▸ GOAL: Leave out the pictures, and write out exactly the lines from the beginning of the material to the line holding "from matplotlib.patches import Rectangle", that line included, and nothing else.
(begin)
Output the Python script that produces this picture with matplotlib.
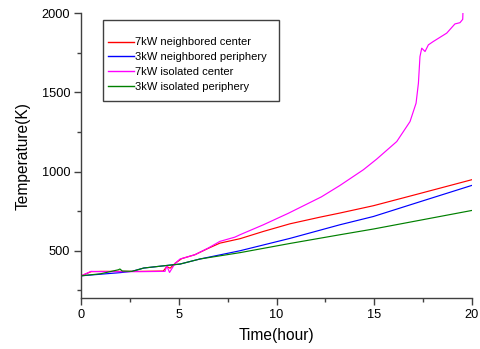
import matplotlib
matplotlib.use("Agg")
import matplotlib.pyplot as plt
from matplotlib.ticker import MultipleLocator
from matplotlib.patches import Rectangle

plt.rcParams['font.family'] = ['Liberation Sans', 'DejaVu Sans']

# 7kW neighbored center
red_x = [0, 0.5, 1, 2, 3, 4.2, 4.38, 4.55, 4.8, 5.14, 5.82, 6.5, 7.1, 7.87, 8.13, 9.33, 10.69, 12.23, 13.25, 14.96, 17.0, 20.0]
red_y = [342, 368, 370, 370, 370, 372, 400, 390, 420, 450, 475, 515, 548, 569, 576, 622, 670, 712, 738, 784, 850, 948]

# 3kW neighbored periphery
blue_x = [0, 1, 2, 2.6, 3.2, 4.37, 5.06, 6.08, 8.13, 10.69, 13.25, 14.96, 17.5, 20.0]
blue_y = [342, 352, 362, 370, 391, 407, 416, 448, 500, 578, 664, 716, 815, 912]

# 7kW isolated center
mag_x = [0, 0.5, 1, 2, 3, 4.29, 4.38, 4.52, 4.8, 5.06, 5.82, 6.5, 7.1, 7.87, 8.13, 9.33, 10.6, 12.3, 13.25, 14.45, 15.13, 16.16, 16.84, 17.15, 17.27, 17.35, 17.44, 17.61, 17.78, 18.03, 18.72, 19.14, 19.4, 19.54, 19.55]
mag_y = [342, 370, 368, 368, 368, 370, 405, 363, 420, 448, 475, 517, 559, 586, 601, 664, 736, 840, 912, 1011, 1078, 1189, 1315, 1431, 1557, 1725, 1778, 1757, 1799, 1820, 1873, 1931, 1939, 1960, 1998]

# 3kW isolated periphery
green_x = [0, 0, 1, 1.9, 1.98, 2.1, 2.6, 3.2, 4.37, 5.06, 6.08, 8.13, 10.69, 13.25, 14.96, 20.0]
green_y = [300, 342, 355, 380, 385, 372, 370, 391, 407, 416, 448, 488, 546, 601, 637, 754]

labels = ["7kW neighbored center", "3kW neighbored periphery",
          "7kW isolated center", "3kW isolated periphery"]

fig = plt.figure(figsize=(4.8, 3.49), dpi=100)
ax = fig.add_axes([81.3/480, 1-298.3/349, 390.4/480, 285.3/349])

lw = 0.85
ax.plot(red_x, red_y, color='#ff0000', lw=lw, label=labels[0])
ax.plot(blue_x, blue_y, color='#0000ff', lw=lw, label=labels[1])
ax.plot(mag_x, mag_y, color='#ff00ff', lw=lw, label=labels[2])
ax.plot(green_x, green_y, color='#008000', lw=lw, label=labels[3])

ax.set_xlim(0, 20)
ax.set_ylim(200, 2000)
ax.xaxis.set_major_locator(MultipleLocator(5))
ax.xaxis.set_minor_locator(MultipleLocator(2.5))
ax.yaxis.set_major_locator(MultipleLocator(500))
ax.yaxis.set_minor_locator(MultipleLocator(250))

for s in ['top', 'right']:
    ax.spines[s].set_visible(False)
for s in ['left', 'bottom']:
    ax.spines[s].set_color('#404040')
    ax.spines[s].set_linewidth(1.0)

ax.tick_params(which='major', direction='out', length=5, width=1.0, color='#404040',
               labelsize=9.2, pad=3)
ax.tick_params(which='minor', direction='out', length=3, width=1.0, color='#404040')

ax.set_xlabel("Time(hour)", fontsize=11.2, labelpad=5)
ax.set_ylabel("Temperature(K)", fontsize=11.2, labelpad=8)

leg = ax.legend(loc='upper left', bbox_to_anchor=(0.0676, 0.9145), borderaxespad=0,
                fontsize=8, handlelength=2.4, handletextpad=0.05, labelspacing=0.43,
                borderpad=0, frameon=False)
for l in leg.get_lines():
    l.set_linewidth(1.0)

# legend frame (Origin style: more space above the entries)
ax.add_patch(Rectangle((0.0556, 0.6916), 0.4508, 0.2839, transform=ax.transAxes,
                       fill=False, edgecolor='#404040', linewidth=1.0, zorder=4,
                       clip_on=False))

fig.savefig("out.png", dpi=100)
(end)
▸ FINISHED ANSWER:
Output the Python script that produces this picture with matplotlib.
import matplotlib
matplotlib.use("Agg")
import matplotlib.pyplot as plt
from matplotlib.ticker import MultipleLocator
from matplotlib.patches import Rectangle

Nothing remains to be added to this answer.